In dieser Parallelwelt ohne RZB-Norm werden mittelgute Freundinnen, mit denen man abends ausgeht, nicht sofort und ständig fragen, ob "der Typ da" nicht was für einen wäre - "der Typ", mit dem man eben zwei unvollständige Sätze gewechselt hat, nämlich: "Hast du mal Feuer?" - "Ah, super, danke!"

In dieser Welt wird der Möbelpacker, der einem das Sofa in die neue, allein bewohnte Wohnung stellt, nicht fragen: "Was machen Sie denn abends so? Immer nur fernsehen oder Internet allein ist doch langweilig, so ohne Mann?"; dabei auch noch konsequent die Tatsache ignorierend, dass von zehntausend möglichen Abend-Aktivitäten (Banjo spielen, mit Freunden trinken gehen, am Durchbruch in der Quantenphysik arbeiten) Fernsehen und Internet gerade nun diejenigen sind, die sich sogar exzellent allein machen lassen.
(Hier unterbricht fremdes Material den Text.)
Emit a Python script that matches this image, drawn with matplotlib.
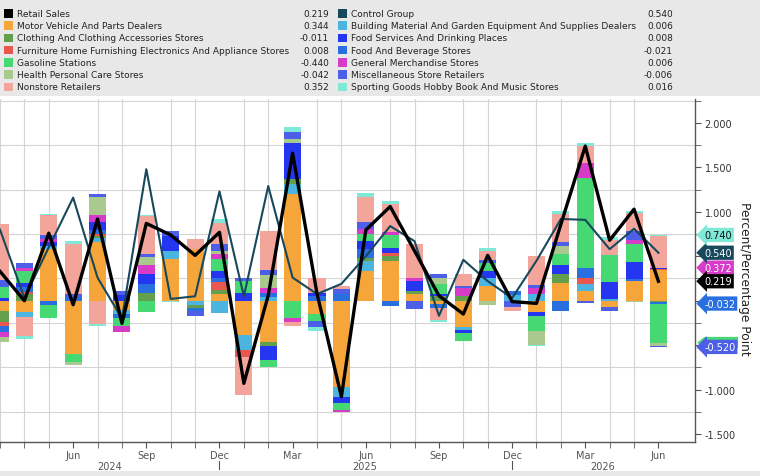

In dieser Welt werden Bekannte - vorzugsweise die, die im Ein-Jahres-Rhythmus von einer unglücklichen Beziehung in die nächste stolpern, weil er fremdgeht/nie mit ihr über seine Gefühle redet/sich um nichts kümmert - nicht jedes Mal, wenn sie einen treffen, sagen: "Bist du etwa immer noch allein? Wieso machst du kein Online-Dating?" Und wenn man dann sagt: "Nö, will ich nicht", einen mit mehr Mitleid und Unverständnis anschauen als einen flossenlosen Delfin.
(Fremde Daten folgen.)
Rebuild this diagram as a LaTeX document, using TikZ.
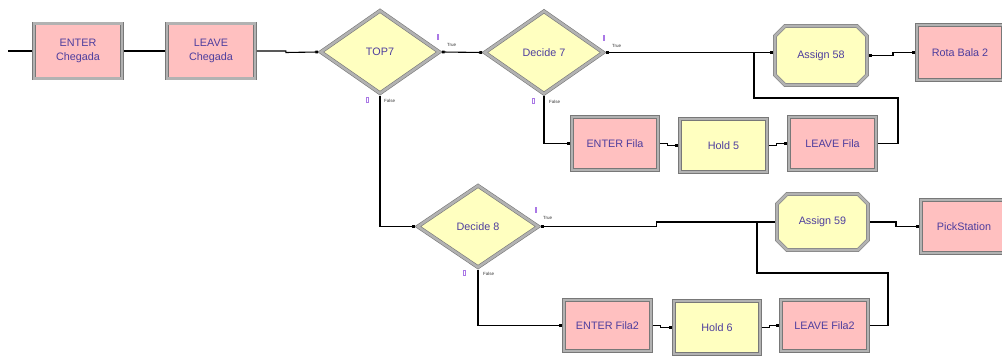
\documentclass[tikz,border=0pt]{standalone}
\usepackage{fontspec}
\setmainfont{Liberation Sans}
\usetikzlibrary{shapes.geometric,arrows.meta,calc,backgrounds}

\definecolor{modpink}{RGB}{255,192,192}
\definecolor{modyellow}{RGB}{255,255,192}
\definecolor{modtext}{RGB}{78,62,158}
\definecolor{frameband}{RGB}{178,178,178}
\definecolor{frameedge}{RGB}{120,120,120}
\definecolor{markcol}{RGB}{170,120,230}

\tikzset{
  modframe/.style={draw=frameedge, double=frameband, line width=0.6pt, double distance=2.6pt},
  modfont/.style={text=modtext, font=\fontsize{10.8}{14}\selectfont},
  module/.style={modframe, modfont, rectangle, inner sep=0pt, outer sep=1.9pt, align=center},
  pinkbox/.style={module, fill=modpink},
  yellowbox/.style={module, fill=modyellow},
  decide/.style={modframe, modfont, diamond, fill=modyellow, inner sep=0pt, outer sep=1.9pt},
  assign/.style={modfont, rectangle, inner sep=0pt, outer sep=0pt},
  link/.style={draw=black, line width=1.1pt, -{Square[length=2.8pt,width=2.8pt]}},
  dlink/.style={link, {Square[length=2.8pt,width=2.8pt]}-{Square[length=2.8pt,width=2.8pt]}},
  merge/.style={draw=black, line width=1.1pt},
  branchlbl/.style={font=\fontsize{4.5}{5}\selectfont, inner sep=0pt, text=black!80, anchor=west},
  portmark/.style={draw=markcol, line width=0.5pt, minimum width=1.6pt, minimum height=5pt, inner sep=0pt},
}

% octagonal frame of an Assign module, drawn behind its node
\newcommand\chamferframe[2]{%
  \begin{pgfonlayer}{background}
  \path[modframe, fill=#2]
    ($(#1.north west)+(12,2)$) -- ($(#1.north east)+(-12,2)$) --
    ($(#1.north east)+(-2,12)$) -- ($(#1.south east)+(-2,-12)$) --
    ($(#1.south east)+(-12,-2)$) -- ($(#1.south west)+(12,-2)$) --
    ($(#1.south west)+(2,-12)$) -- ($(#1.north west)+(2,12)$) -- cycle;
  \end{pgfonlayer}}

\begin{document}
\begin{tikzpicture}[x=1pt,y=-1pt]
\useasboundingbox (0,0) rectangle (1002,358);
\clip (0,0) rectangle (1002,358);

% ---- modules ----
\node[pinkbox, minimum width=88pt, minimum height=55pt] (EC) at (78,51) {ENTER\\Chegada};
\node[pinkbox, minimum width=88pt, minimum height=55pt] (LC) at (211,51) {LEAVE\\Chegada};
\node[decide, minimum width=120pt, minimum height=84pt] (TOP7) at (380,52) {TOP7};
\node[decide, minimum width=120pt, minimum height=84pt] (D7) at (544,52.5) {Decide 7};
\node[assign, minimum width=96pt, minimum height=63pt] (A58) at (821,55.5) {Assign 58};
\chamferframe{A58}{modyellow}
\node[pinkbox, minimum width=86pt, minimum height=55pt] (RB) at (960,52.5) {Rota Bala 2};

\node[pinkbox, minimum width=86pt, minimum height=53pt] (EF) at (615,143.5) {ENTER Fila};
\node[yellowbox, minimum width=87pt, minimum height=53pt] (H5) at (723.5,145.5) {Hold 5};
\node[pinkbox, minimum width=87pt, minimum height=53pt] (LF) at (832.5,143.5) {LEAVE Fila};

\node[decide, minimum width=122pt, minimum height=83pt] (D8) at (478,226.5) {Decide 8};
\node[assign, minimum width=95pt, minimum height=60pt] (A59) at (822.5,222) {Assign 59};
\chamferframe{A59}{modyellow}
\node[pinkbox, minimum width=86pt, minimum height=53pt] (PS) at (964,226.5) {PickStation};

\node[pinkbox, minimum width=87pt, minimum height=51pt] (EF2) at (607.5,325.5) {ENTER Fila2};
\node[yellowbox, minimum width=86pt, minimum height=53pt] (H6) at (717,327.5) {Hold 6};
\node[pinkbox, minimum width=87pt, minimum height=51pt] (LF2) at (824.5,325.5) {LEAVE Fila2};

% ---- branch labels ----
\node[portmark] (mT7t) at ([shift={(-4,-15)}]TOP7.east) {};
\node[branchlbl] (lT7t) at ([shift={(5,-7)}]TOP7.east) {True};
\node[portmark] (mT7f) at ([shift={(-13,4)}]TOP7.south) {};
\node[branchlbl] (lT7f) at ([shift={(4,5)}]TOP7.south) {False};

\node[portmark] (mD7t) at ([shift={(-2,-15)}]D7.east) {};
\node[branchlbl] (lD7t) at ([shift={(6,-7)}]D7.east) {True};
\node[portmark] (mD7f) at ([shift={(-11,4)}]D7.south) {};
\node[branchlbl] (lD7f) at ([shift={(5,5)}]D7.south) {False};

\node[portmark] (mD8t) at ([shift={(-5,-17)}]D8.east) {};
\node[branchlbl] (lD8t) at ([shift={(2,-9)}]D8.east) {True};
\node[portmark] (mD8f) at ([shift={(-14,3)}]D8.south) {};
\node[branchlbl] (lD8f) at ([shift={(5,4)}]D8.south) {False};

% ---- connectors ----
\coordinate (src) at (8,51);
\coordinate (j1) at (754,52.5);
\coordinate (r1) at (898,98);
\coordinate (j2) at (757,222);
\coordinate (r2) at (888,273);

\draw[link] (src) -- (EC.west);
\draw[link] (EC.east) -- (LC.west);
\draw[link] (LC.east) -- ++(29,0) -- ++(0,1.5) -- (TOP7.west);
\draw[dlink] (TOP7.east) -- (D7.west);
\draw[dlink] (D7.east) -- (D7.east -| A58.west);
\draw[dlink] (D7.south) |- (EF.west);
\draw[link] (EF.east) -- ++(8,0) |- (H5.west);
\draw[link] (H5.east) -- ++(8,0) |- (LF.west);
\draw[merge] (LF.east) -| (r1) -| (j1);
\draw[dlink] (A58.east) -- ++(24,0) |- (RB.west);

\draw[dlink] (TOP7.south) |- (D8.west);
\draw[dlink] (D8.east) -- ++(116,0) |- (A59.west);
\draw[dlink] (D8.south) |- (EF2.west);
\draw[link] (EF2.east) -- ++(8,0) |- (H6.west);
\draw[link] (H6.east) -- ++(8,0) |- (LF2.west);
\draw[merge] (LF2.east) -| (r2) -| (j2);
\draw[dlink] (A59.east) -- ++(26,0) |- (PS.west);
\end{tikzpicture}
\end{document}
In dieser Welt blieben uns eine Million Single-Ratgeberbücher erspart, die einem einreden, das Einzige, was man als weiblicher "Single" machen könnte, sei, schöne Schaumbäder zu nehmen und dazu ein Glas Prosecco zu trinken, um sich dann wieder voller Elan in die Partnersuche zu stürzen. In dieser Welt könnten Frauen, die einen Kinderwunsch, aber keinen Partner haben, vielleicht etwas selbstverständlicher darüber nachdenken, ob die RZB denn wirklich zwingende Voraussetzung für ein Kind ist oder ob es auch andere Möglichkeiten gibt, vielleicht, nur mal als Idee, ein schwuler Freund mit Kinderwunsch. In dieser Welt muss keiner erklären, warum er einen nicht-verwandten Menschen aufrichtig liebt und trotzdem keinen Sex (mehr) mit ihm hat. Es muss keiner erklären, warum er mit einem bestimmten Menschen immer wieder Sex und trotzdem nicht den Drang hat, ein gemeinsames Eigenheim zu bauen und jeden Abend nebeneinander einzuschlafen. Es muss keiner erklären, warum man allein und es gerade gut so ist. Überhaupt müsste man viel weniger erklären. Auch sich selber nicht.

Ich behaupte nicht, dass das Leben in der RZB nicht trotzdem sehr glücklich machen kann, verliebt sein ist nun mal verdammt großartig. Ich kann auch nicht ausschließen, dass das Leben ohne RZB nicht sehr unglücklich sein kann, vor allem dann, wenn man gerade verlassen wurde und das Herz zerreißt.

Aber abgesehen davon glaube ich, dass meine Parallelwelt ein guter Platz zum Leben wäre. Und zwar für alle.